As we know ,if $\varphi:M\rightarrow N$ is a differentiable map, then ,the map $\varphi$ will induces a linear map $\varphi_*:T_xM\rightarrow T_{\varphi(x)}N$ ,up to $(\varphi_*X)(f)=X(f\circ\varphi)$,$X\in T_xM$.
but, how to represent the $\varphi_*X$ in local coordinate? I mean that :
$\{x_i\}$ and $\{y_j\}$ are local coordinates of some neighborhoods of $x$ and $\varphi(x)$,$X=X^i\frac{\partial }{\partial x^i}$, then how to represent $\varphi_*X$ by the local coordinates?
It's just the jacobian matrix $(\frac{\partial \phi^k}{\partial x^i})$, where $\phi^k=y^k\circ\phi$. The push forward/differential generalizes the derivative from real analysis.

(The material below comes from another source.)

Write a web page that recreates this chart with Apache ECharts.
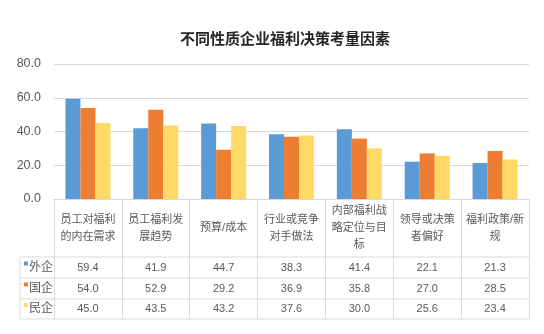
<!DOCTYPE html>
<html>
<head>
<meta charset="utf-8">
<script src="https://cdn.jsdelivr.net/npm/echarts@6/dist/echarts.min.js"></script>
<style>
  html, body { margin: 0; padding: 0; background: #fff; }
  #chart { width: 544px; height: 334px; }
</style>
</head>
<body>
<div id="chart"></div>
<script>
// Decision factors for company welfare, by ownership type
const categories = ['员工对福利的内在需求', '员工福利发展趋势', '预算/成本', '行业或竞争对手做法', '内部福利战略定位与目标', '领导或决策者偏好', '福利政策/新规'];
const seriesNames = ['外企', '国企', '民企'];
const foreignValues = [59.4, 41.9, 44.7, 38.3, 41.4, 22.1, 21.3];
const stateValues = [54.0, 52.9, 29.2, 36.9, 35.8, 27.0, 28.5];
const privateValues = [45.0, 43.5, 43.2, 37.6, 30.0, 25.6, 23.4];
const yTicks = [0, 20, 40, 60, 80];

const colors = ['#5B9BD5', '#ED7D31', '#FFD966'];
const textColor = '#595959';
const lineColor = '#D9D9D9';
const font = 'Liberation Sans, Arial, "Noto Sans CJK SC", sans-serif';
const allValues = [foreignValues, stateValues, privateValues];

// table geometry below the plot
const tableLeft = 20, tableRight = 529;
const rowLines = [257, 278, 299, 319];
const plotBottom = 199;

const chart = echarts.init(document.getElementById('chart'));
chart.setOption({
  animation: false,
  backgroundColor: '#fff',
  color: colors,
  textStyle: { fontFamily: font },
  title: {
    text: '不同性质企业福利决策考量因素',
    left: 280, top: 27, textAlign: 'center',
    textStyle: { fontSize: 15, fontWeight: 'bold', color: '#262626', fontFamily: font }
  },
  grid: { left: 54, right: 544 - tableRight, top: 64, bottom: 334 - plotBottom, containLabel: false },
  xAxis: {
    type: 'category',
    data: categories,
    axisLine: { lineStyle: { color: lineColor } },
    axisTick: { show: true, length: rowLines[3] - plotBottom, lineStyle: { color: lineColor } },
    axisLabel: {
      interval: 0, color: textColor, fontSize: 11, lineHeight: 17,
      width: 61, overflow: 'break', verticalAlign: 'middle', margin: 29
    }
  },
  yAxis: {
    type: 'value',
    min: yTicks[0], max: yTicks[yTicks.length - 1], interval: 20,
    axisLine: { show: false }, axisTick: { show: false },
    splitLine: { lineStyle: { color: lineColor } },
    axisLabel: { color: textColor, fontSize: 12.5, margin: 13, formatter: v => v.toFixed(1) }
  },
  series: seriesNames.map((name, k) => ({
    name, type: 'bar', data: allValues[k], barWidth: 15, barGap: '0%'
  }))
});

// Data table: row names with colour keys, and the values under each category
function drawTable() {
  const els = [];
  rowLines.forEach(y => els.push({
    type: 'line', shape: { x1: tableLeft, y1: y, x2: tableRight, y2: y },
    style: { stroke: lineColor, lineWidth: 1 }, silent: true
  }));
  els.push({
    type: 'line', shape: { x1: tableLeft, y1: rowLines[0], x2: tableLeft, y2: rowLines[3] },
    style: { stroke: lineColor, lineWidth: 1 }, silent: true
  });
  seriesNames.forEach((name, k) => {
    const yc = (rowLines[k] + rowLines[k + 1]) / 2;
    els.push({
      type: 'rect', shape: { x: 24, y: yc - 6, width: 4, height: 4 },
      style: { fill: colors[k] }, silent: true
    });
    els.push({
      type: 'text', x: 29, y: yc,
      style: { text: name, fill: textColor, font: '12px ' + font, textAlign: 'left', textVerticalAlign: 'middle' },
      silent: true
    });
    allValues[k].forEach((v, i) => {
      const xc = chart.convertToPixel({ xAxisIndex: 0 }, i);
      els.push({
        type: 'text', x: xc, y: yc,
        style: { text: v.toFixed(1), fill: textColor, font: '11px ' + font, textAlign: 'center', textVerticalAlign: 'middle' },
        silent: true
      });
    });
  });
  chart.setOption({ graphic: { elements: els } });
}
drawTable();
</script>
</body>
</html>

To see why, note that since $\phi_*$ is linear, it is completely determined by its action on the basis vectors. If $\{\frac{\partial}{\partial x^i}_p\}$ and $\{\frac{\partial}{\partial y^j}_{\phi(p)}\}$ are the respective chart induced basis for $T_pM$ and $T_{\phi(p)}N$, then to determine $\phi_*$, we just need to know $\phi_*(\frac{\partial}{\partial x^i}_p)$. Since $\phi_*(\frac{\partial}{\partial x^i}_p)\in T_{\phi(p)}N$, we have $\phi_*(\frac{\partial}{\partial x^i}_p)=\sum_jb_i^j\frac{\partial}{\partial y^j}_{\phi(p)}$. Seeing how both sides act on the function $y^k$, we find $b_i^k=(\frac{\partial y^k\circ\phi}{\partial x^i}_p)$